Dawndonnaagain · 07/03/2017 08:40

Gloria Nobody is making you sound ignorant, you're managing perfectly well all on your own and it would be appreciated if you could stop dropping your prejudices all over the place, you're making it messy.

Dawndonnaagain · 07/03/2017 08:47

42 years ago, at the age of sixteen, my Mother hit me for the last time.
I walked out. I walked out on having to do all the cooking, cleaning, shopping, washing (no washing machine) for five people, and whichever man my mother happened to have trailing around after her at the time. I had no idea where I was going but knew that if I stayed I'd end up in an institution or dead. I just needed to escape the constant, and I do mean constant abuse. I spent a couple of nights on the common, and then by sheer luck (somebody who knew what she was like) gave me a part time job and subbed me some wages upfront. I got a bedsit and from there some benefits. I was 28 by the time I got to university. I was married with a child and had my own house. None of this would have happened if it hadn't been for the combination of benefits being available and the sheer luck of knowing someone who was aware of the abuse I had suffered all of my life.
So, Gloria, that's why some people should have benefits and safe housing available to them.

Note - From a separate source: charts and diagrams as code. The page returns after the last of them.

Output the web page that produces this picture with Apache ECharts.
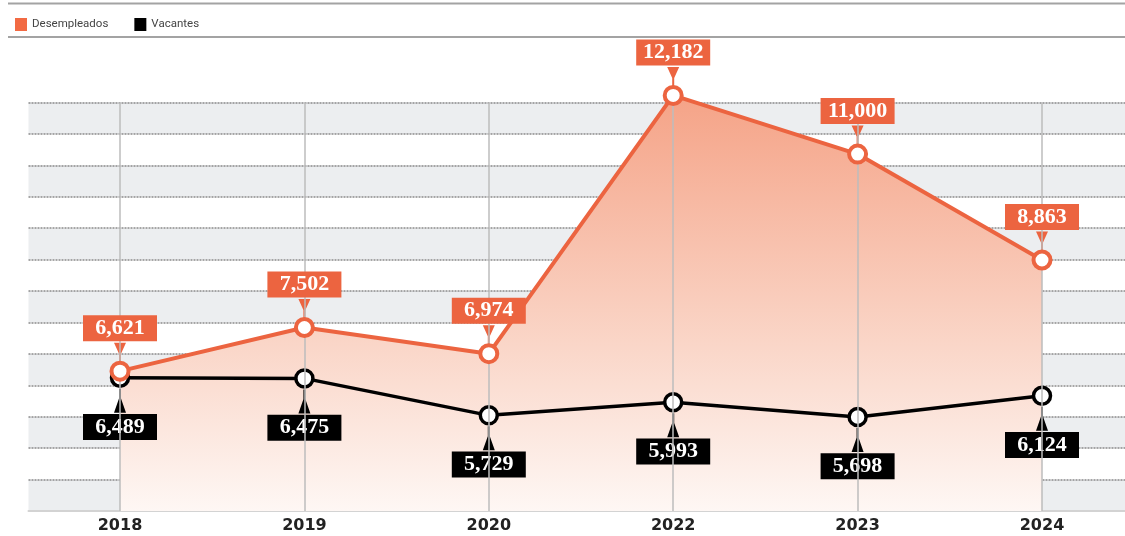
<!DOCTYPE html>
<html>
<head>
<meta charset="utf-8">
<script src="https://cdn.jsdelivr.net/npm/echarts@6/dist/echarts.min.js"></script>
<style>html,body{margin:0;padding:0;background:#fff;}#c{width:1125px;height:536px;}</style>
</head>
<body>
<div id="c"></div>
<script>
const years = ['2018', '2019', '2020', '2022', '2023', '2024'];
const desempleados = [6621, 7502, 6974, 12182, 11000, 8863];
const vacantes = [6489, 6475, 5729, 5993, 5698, 6124];
const seriesNames = ['Desempleados', 'Vacantes'];

const ORANGE = '#ec6440';
const fmt = v => String(v).replace(/\B(?=(\d{3})+(?!\d))/g, ',');
const labelFont = { fontFamily: 'Liberation Serif', fontWeight: 'bold', fontSize: 22, lineHeight: 22, color: '#fff', padding: [2, 7, 2, 7], width: 60, align: 'center' };

const chart = echarts.init(document.getElementById('c'));
chart.setOption({
  animation: false,
  graphic: [
    { type: 'line', shape: { x1: 8, y1: 3.5, x2: 1125, y2: 3.5 }, style: { stroke: '#a3a3a3', lineWidth: 2 } },
    { type: 'line', shape: { x1: 8, y1: 37, x2: 1125, y2: 37 }, style: { stroke: '#a3a3a3', lineWidth: 2 } }
  ],
  legend: {
    left: 10, top: 13, icon: 'rect', itemWidth: 12, itemHeight: 13, itemGap: 26,
    textStyle: { fontFamily: 'Roboto', fontSize: 11.5, color: '#444' },
    data: [
      { name: seriesNames[0], itemStyle: { color: '#f26a43', borderWidth: 0 } },
      { name: seriesNames[1], itemStyle: { color: '#000', borderWidth: 0 } }
    ]
  },
  grid: [
    { left: 28.5, right: 0, top: 102.5, bottom: 25 },
    { left: 120, right: 83, top: 102.5, bottom: 25 }
  ],
  xAxis: [
    {
      gridIndex: 1, type: 'category', data: years, boundaryGap: false,
      axisLine: { show: false },
      axisTick: { show: false },
      axisLabel: { fontFamily: 'DejaVu Sans', fontWeight: 'bold', fontSize: 16, color: '#222', margin: 7 },
      splitLine: { show: false }
    },
    {
      gridIndex: 0, type: 'value', min: 0, max: 1,
      axisLine: { show: true, onZero: false, lineStyle: { color: '#d3d3d3', width: 2 } },
      axisTick: { show: false }, axisLabel: { show: false }, splitLine: { show: false }
    }
  ],
  yAxis: [
    { gridIndex: 1, type: 'value', min: 3800, max: 12040, show: false, splitLine: { show: false } },
    {
      gridIndex: 0, type: 'value', min: 0, max: 13, interval: 1,
      axisLabel: { show: false }, axisLine: { show: false }, axisTick: { show: false },
      splitLine: { show: true, showMinLine: false, lineStyle: { type: [2, 1], color: '#8a8a8a', width: 1.5 } },
      splitArea: { show: true, areaStyle: { color: ['#eceef0', '#ffffff'] } }
    }
  ],
  series: [
    {
      name: seriesNames[0], type: 'line', data: desempleados, xAxisIndex: 0, yAxisIndex: 0, z: 1,
      symbol: 'none', silent: true, clip: false,
      lineStyle: { width: 0 },
      areaStyle: {
        opacity: 1,
        color: new echarts.graphic.LinearGradient(0, 0, 0, 1, [
          { offset: 0, color: 'rgb(245,163,135)' },
          { offset: 0.6, color: 'rgb(250,214,200)' },
          { offset: 1, color: 'rgb(254,247,244)' }
        ])
      },
      markLine: {
        silent: true, symbol: ['none', 'none'], label: { show: false },
        lineStyle: { color: '#bcbcbc', width: 1.5, type: 'solid' },
        data: years.map(y => ({ xAxis: y }))
      }
    },
    {
      name: 'ptrV', type: 'scatter', data: vacantes, xAxisIndex: 0, yAxisIndex: 0, z: 2, silent: true, clip: false,
      symbol: 'path://M5,0 L7,0 L7,9 L12,22 L0,22 L5,9 Z', symbolSize: [12, 24], symbolOffset: [0, 23],
      itemStyle: { color: '#000', opacity: 1 }
    },
    {
      name: seriesNames[1], type: 'line', data: vacantes, xAxisIndex: 0, yAxisIndex: 0, z: 3, clip: false,
      lineStyle: { color: '#000', width: 3.5 },
      symbol: 'circle', symbolSize: 17,
      itemStyle: { color: '#fff', borderColor: '#000', borderWidth: 3.5 },
      label: Object.assign({ show: true, position: 'bottom', distance: 26, backgroundColor: '#000', formatter: p => fmt(p.value) }, labelFont)
    },
    {
      name: 'ptrD', type: 'scatter', data: desempleados, xAxisIndex: 0, yAxisIndex: 0, z: 4, silent: true, clip: false,
      symbol: 'path://M0,0 L12,0 L7,11 L7,19 L5,19 L5,11 Z', symbolSize: [12, 19], symbolOffset: [0, -19],
      itemStyle: { color: ORANGE, opacity: 1 }
    },
    {
      name: seriesNames[0], type: 'line', data: desempleados, xAxisIndex: 0, yAxisIndex: 0, z: 5, clip: false,
      lineStyle: { color: ORANGE, width: 4 },
      symbol: 'circle', symbolSize: 17,
      itemStyle: { color: '#fff', borderColor: ORANGE, borderWidth: 4 },
      label: Object.assign({ show: true, position: 'top', distance: 19.5, backgroundColor: ORANGE, formatter: p => fmt(p.value) }, labelFont)
    }
  ]
});
</script>
</body>
</html>
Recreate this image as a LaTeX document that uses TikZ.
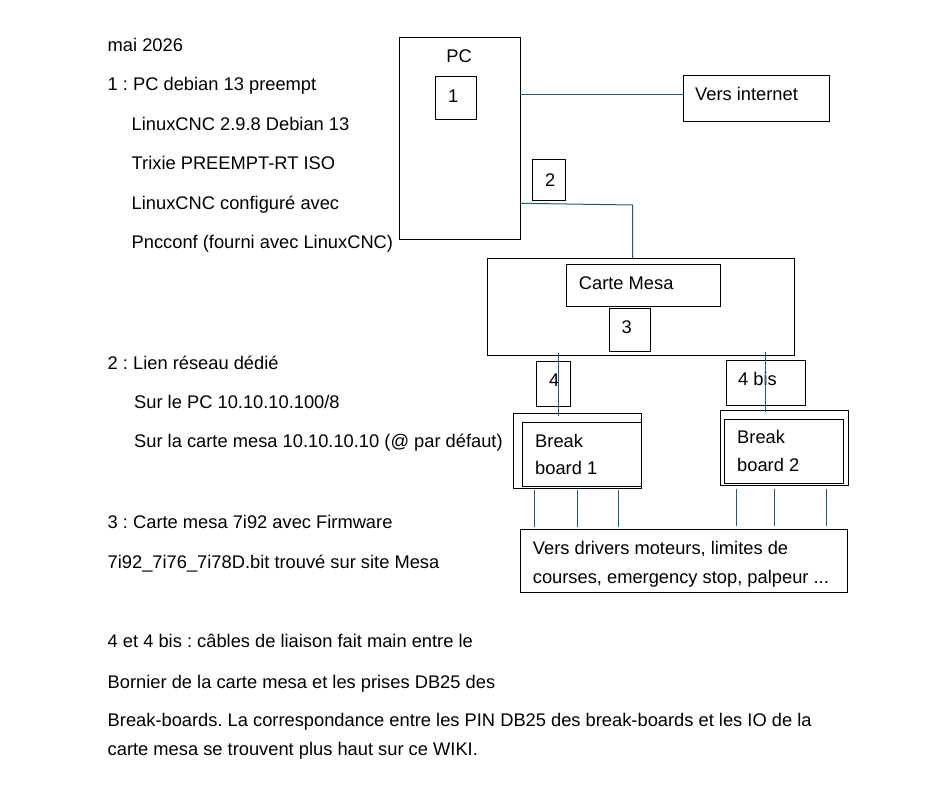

Some of those young people will move on and become productive members of society. Others, for various reasons may not, but when you've come out of a difficult situation, perhaps it's not for us to judge how people cope with the fall out.

Sallystyle · 07/03/2017 09:38

I do wonder how the tory voters live with themselves.

You have to be a hard hearted bastard to agree with what they have done to the poor and disabled and now this. I wonder if they read the threads, especially the ones about PIP and disabled people having to suffer even more and feel any regret?